Colson Whitehead Adaptation ‘Nickel Boys’ Debuts Melodic and Riveting First Trailer

From first-time feature filmmaker RaMell Ross, the story dramatizes a friendship built in a reformatory school in the Jim Crow South

The Nickel Boys
Amazon MGM Studios

“Nickel Boys,” a movie adaptation of Colson Whitehead’s Pulitzer Prize-winning novel from 2019, debuted its first trailer on Thursday — a melodic and riveting slice of life from the perspective of a young man on the other side of unspeakable traumas.

From first-time feature filmmaker RaMell Ross, “Nickel Boys” dramatizes a friendship built in a reformatory school in the Jim Crow South. It premiered at the Telluride Film Festival in August and is set to open the New York Film Festival on Sept. 27.

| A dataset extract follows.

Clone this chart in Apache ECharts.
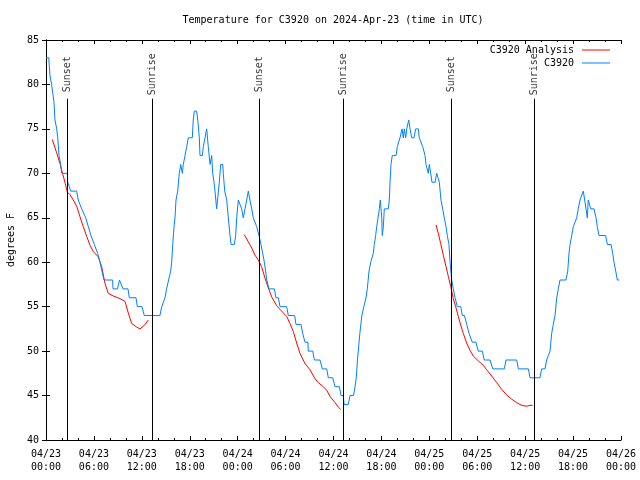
<!DOCTYPE html>
<html>
<head>
<meta charset="utf-8">
<script src="https://cdn.jsdelivr.net/npm/echarts@6/dist/echarts.min.js"></script>
<style>html,body{margin:0;padding:0;background:#fff}#c{width:640px;height:480px}</style>
</head>
<body>
<div id="c"></div>
<script>
// hours since 2024-04-23 00:00 UTC
var xTickLabels = ['04/23\n00:00','04/23\n06:00','04/23\n12:00','04/23\n18:00','04/24\n00:00','04/24\n06:00','04/24\n12:00','04/24\n18:00','04/25\n00:00','04/25\n06:00','04/25\n12:00','04/25\n18:00','04/26\n00:00'];
var obsHours = [0.00,0.35,0.42,0.50,0.70,0.85,1.00,1.12,1.34,1.47,1.63,1.84,1.97,2.67,2.72,3.09,3.84,4.04,4.47,4.97,5.30,5.63,6.05,6.47,6.76,7.01,7.26,8.35,8.39,8.95,9.20,9.40,9.64,10.27,10.43,11.27,11.43,12.02,12.31,14.27,14.49,14.90,15.10,15.35,15.61,15.74,15.87,16.03,16.15,16.28,16.49,16.69,16.87,17.07,17.19,17.41,17.62,17.82,18.32,18.44,18.57,18.87,19.00,19.20,19.28,19.58,19.70,19.91,20.12,20.32,20.54,20.75,20.87,21.04,21.16,21.37,21.58,21.70,21.87,22.13,22.20,22.38,22.63,22.83,23.04,23.17,23.58,23.75,23.88,24.08,24.33,24.50,24.70,24.92,25.13,25.33,25.54,25.76,25.96,26.17,26.38,26.67,26.92,27.13,27.34,27.50,27.64,27.80,27.92,28.59,28.80,29.10,29.30,30.14,30.34,31.14,31.30,31.93,32.14,32.43,32.80,32.84,33.40,33.60,34.31,34.60,35.15,35.35,35.90,36.19,36.73,36.94,37.23,37.32,37.85,38.07,38.50,38.70,38.85,39.00,39.10,39.30,39.55,39.80,40.07,40.23,40.45,40.66,40.86,40.98,41.11,41.28,41.41,41.61,41.74,41.86,42.04,42.11,42.24,42.36,42.86,42.99,43.08,43.20,43.36,43.83,43.99,44.20,44.33,44.45,44.58,44.74,44.87,45.04,45.17,45.29,45.42,45.58,45.79,46.08,46.29,46.62,46.74,46.96,47.17,47.46,47.58,47.75,47.87,48.00,48.17,48.33,48.50,48.71,48.92,49.12,49.25,49.46,49.67,49.87,50.09,50.25,50.46,50.59,50.80,51.00,51.22,51.43,51.50,51.93,52.13,52.40,52.68,52.97,53.38,53.84,54.13,54.63,54.88,55.60,55.94,57.39,57.60,58.94,59.14,60.40,60.60,61.85,62.07,62.48,62.69,62.90,63.11,63.32,63.52,63.74,63.95,64.15,64.36,65.11,65.33,65.49,65.62,65.83,66.03,66.24,66.45,66.65,66.87,67.08,67.28,67.49,67.62,67.78,67.90,68.03,68.21,68.62,68.87,69.03,69.25,70.08,70.29,70.75,70.96,71.12,71.34,71.54,71.79];
var obsTemps = [83,83,82,81,80,79,78,76,75,74,72,71,70,70,69,68,68,67,66,65,64,63,62,61,60,59,58,58,57,57,58,58,57,57,56,56,55,55,54,54,55,56,57,58,59,60,62,64,65,67,68,70,71,70,71,72,73,74,74,76,77,77,76,74,72,72,73,74,75,73,71,72,70,69,68,66,66,69,71,71,70,68,67,65,63,62,62,63,65,67,67,66,65,66,67,68,67,66,65,65,64,63,62,61,60,59,58,58,57,57,56,56,55,55,54,54,53,53,52,51,51,50,50,49,49,48,48,47,47,46,46,45,45,44,44,45,45,46,47,49,50,52,54,55,56,57,59,60,60,61,62,63,64,64,66,67,65,63,64,66,66,67,69,71,72,72,73,73,74,74,75,74,75,74,75,75,76,75,74,74,75,75,74,74,73,72,71,71,70,71,70,69,69,69,70,70,69,67,66,65,64,63,62,60,58,57,56,56,55,55,54,54,53,52,51,51,50,50,49,49,48,48,49,49,48,48,47,47,48,48,49,49,50,52,53,54,56,57,58,58,59,61,62,63,64,64,65,66,67,67,68,68,66,65,67,67,66,66,65,64,63,63,62,62,61,60,59,58,58];
var anaHours1 = [0.79,1.34,1.75,2.10,2.40,2.67,3.00,3.42,3.84,4.26,4.67,5.10,5.51,5.92,6.55,6.97,7.39,7.80,8.43,9.27,9.89,10.30,10.73,11.36,11.77,12.31,12.81];
var anaTemps1 = [73.8,72.3,71.1,69.9,68.9,67.9,67.6,67.0,66.3,65.1,64.0,62.9,61.9,61.2,60.6,59.5,57.6,56.5,56.2,55.9,55.6,54.3,53.1,52.7,52.5,52.9,53.5];
var anaHours2 = [24.83,25.33,25.76,26.17,26.58,27.00,27.42,27.84,28.26,28.89,29.30,29.71,30.14,30.55,30.97,31.39,31.80,32.43,33.06,33.68,34.10,34.72,35.15,35.56,36.19,36.60,36.90];
var anaTemps2 = [63.1,62.3,61.6,60.8,60.25,59.5,58.2,57.1,56.1,55.1,54.7,54.3,53.9,53.1,52.2,50.9,49.75,48.6,47.9,46.9,46.45,46.0,45.6,44.9,44.2,43.7,43.45];
var anaHours3 = [48.84,49.12,49.42,49.75,50.09,50.38,50.68,51.00,51.30,51.63,51.93,52.25,52.68,53.09,53.50,54.13,54.76,55.18,55.81,56.44,57.06,57.69,58.31,58.94,59.56,60.19,60.60,60.94];
var anaTemps3 = [64.2,63.25,62.1,60.8,59.5,58.4,57.25,55.9,55.0,53.9,52.9,52.0,50.9,50.1,49.45,48.9,48.4,47.9,47.2,46.45,45.7,45.06,44.6,44.2,43.9,43.8,43.9,43.9];
var sunHours = [2.67,13.31,26.71,37.23,50.75,61.15];
var sunLabels = ['Sunset','Sunrise','Sunset','Sunrise','Sunset','Sunrise'];

var FONT = 'DejaVu Sans Mono';
function pairs(h, t){ return h.map(function(v,i){ return [v, t[i]]; }); }
var obsData = pairs(obsHours, obsTemps);
var anaData = pairs(anaHours1, anaTemps1).concat([[18, null]], pairs(anaHours2, anaTemps2), [[42, null]], pairs(anaHours3, anaTemps3));
var sunData = sunHours.map(function(h,i){ return [h, 81.15, sunLabels[i]]; });

var axisCommon = {
  type: 'value',
  axisLine: {show: true, lineStyle: {color: '#000', width: 1}},
  splitLine: {show: false}
};
var chart = echarts.init(document.getElementById('c'), null, {renderer: 'canvas'});
chart.setOption({
  animation: false,
  backgroundColor: '#fff',
  title: {
    text: 'Temperature for C3920 on 2024-Apr-23 (time in UTC)',
    left: 333, top: 15, textAlign: 'center', padding: 0,
    textStyle: {fontFamily: FONT, fontSize: 10, fontWeight: 'normal', color: '#000'}
  },
  legend: {
    data: ['C3920 Analysis', 'C3920'],
    orient: 'vertical', right: 30, top: 45, align: 'right', padding: 0,
    icon: 'rect', itemWidth: 28, itemHeight: 1, itemGap: 3,
    textStyle: {fontFamily: FONT, fontSize: 10, color: '#000', lineHeight: 10, padding: [0, 3, 0, 0]}
  },
  grid: {left: 46, right: 19, top: 40, bottom: 40, containLabel: false, outerBoundsMode: 'none'},
  xAxis: [
    Object.assign({}, axisCommon, {
      min: 0, max: 72, interval: 6, position: 'bottom',
      axisTick: {show: true, inside: true, length: 4, lineStyle: {color: '#000'}},
      minorTick: {show: true, splitNumber: 3, length: 2, lineStyle: {color: '#000'}},
      axisLabel: {
        fontFamily: FONT, fontSize: 10, color: '#000', margin: 8, lineHeight: 13,
        formatter: function(v){ return xTickLabels[Math.round(v/6)]; }
      }
    }),
    Object.assign({}, axisCommon, {
      min: 0, max: 72, interval: 6, position: 'top',
      axisTick: {show: true, inside: true, length: 4, lineStyle: {color: '#000'}},
      minorTick: {show: true, splitNumber: 3, length: 2, lineStyle: {color: '#000'}},
      axisLabel: {show: false}
    })
  ],
  yAxis: [
    Object.assign({}, axisCommon, {
      min: 40, max: 85, interval: 5, position: 'left',
      name: 'degrees F', nameLocation: 'middle', nameGap: 30, nameRotate: 90,
      nameTextStyle: {fontFamily: FONT, fontSize: 10, color: '#000'},
      axisTick: {show: true, inside: true, length: 4, lineStyle: {color: '#000'}},
      axisLabel: {fontFamily: FONT, fontSize: 10, color: '#000', margin: 7}
    }),
    Object.assign({}, axisCommon, {
      min: 40, max: 85, interval: 5, position: 'right',
      axisTick: {show: true, inside: true, length: 4, lineStyle: {color: '#000'}},
      axisLabel: {show: false}
    })
  ],
  series: [
    {
      name: 'C3920 Analysis', type: 'line', data: anaData, showSymbol: false, symbol: 'none',
      connectNulls: false, color: '#ff0000', lineStyle: {color: '#ff0000', width: 1}, z: 3
    },
    {
      name: 'C3920', type: 'line', data: obsData, showSymbol: false, symbol: 'none',
      color: '#0080ff', lineStyle: {color: '#0080ff', width: 1}, z: 4
    },
    {
      name: 'sun', type: 'scatter', data: sunData, symbolSize: 0, silent: true, z: 5,
      label: {
        show: true, position: 'inside', rotate: 90, align: 'center', verticalAlign: 'middle',
        fontFamily: FONT, fontSize: 10, color: '#000',
        formatter: function(p){ return p.value[2]; }
      },
      markLine: {
        silent: true, symbol: ['none','none'], animation: false,
        label: {show: false},
        lineStyle: {color: '#000', type: 'solid', width: 1},
        data: sunHours.map(function(h){ return [{coord: [h, 40]}, {coord: [h, 78.4]}]; })
      }
    }
  ]
});
</script>
</body>
</html>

From Orion Pictures and Amazon MGM Studios, the drama begins its limited theatrical release on Oct. 25.

Watch the trailer below:

The film’s official synopsis reads as follows:

Elwood Curtis’s college dream shatters alongside a two-lane Florida highway. Bearing the brunt of an innocent misstep, he’s sentenced to the netherworld of Nickel Academy, a brutal reformatory sunk deep in the Jim Crow South. He encounters another ward, the seen-it-all Turner. The two Black teens strike up an alliance: Turner dispensing fundamental tips for survival, Elwood, clinging to his optimistic worldview. Backdropped by the burgeoning Civil Rights Movement, Elwood and Turner’s existence appear worlds away from Rev. Martin Luther King’s burnished oratory. Despite Nickel’s brutality, Elwood strives to hold onto his humanity, awakening a new vision for Turner.

Ethan Herisse and Brandon Wilson star alongside Hamish Linklater, Fred Hechinger, Daveed Diggs and Aunjanue Ellis-Taylor. Ross co-wrote the screenplay with Joslyn Barnes, adapting Whitehead’s “The Nickel Boys.”

Dede Gardner, Jeremy Kleiner, David Levine and Joslyn Barnes produced the feature adaptation, with Brad Pitt, Gabby Shepard, Emily Wolfe, Kenneth Yu and Chadwick Prichard executive producing. “Nickel Boys” features music by Alex Somers and Scott Alario.

In her film review out of Telluride for TheWrap, Carla Renata wrote that “Nickel Boys” “may sound like another Black trauma porn motion picture sanctioned by Hollywood to exploit Black history for financial gain. Thankfully, through the lens of Ross, this narrative doesn’t fall into that trap we have seen for decades. Ross — mostly known for his Oscar-nominated documentary ‘Hale County This Morning, This Evening’ — brings his unique cinematic sensibility, allowing audiences to experience this type of story from a sensory perspective.”

She continued: “‘Nickel Boys’ hearkens back to a time that unfortunately still exists in some areas of America, even today. It is a hard, yet necessary watch laying out in a million ways how Black people are constantly victims of a classic case of injustice — injustice that often only happens to just us.”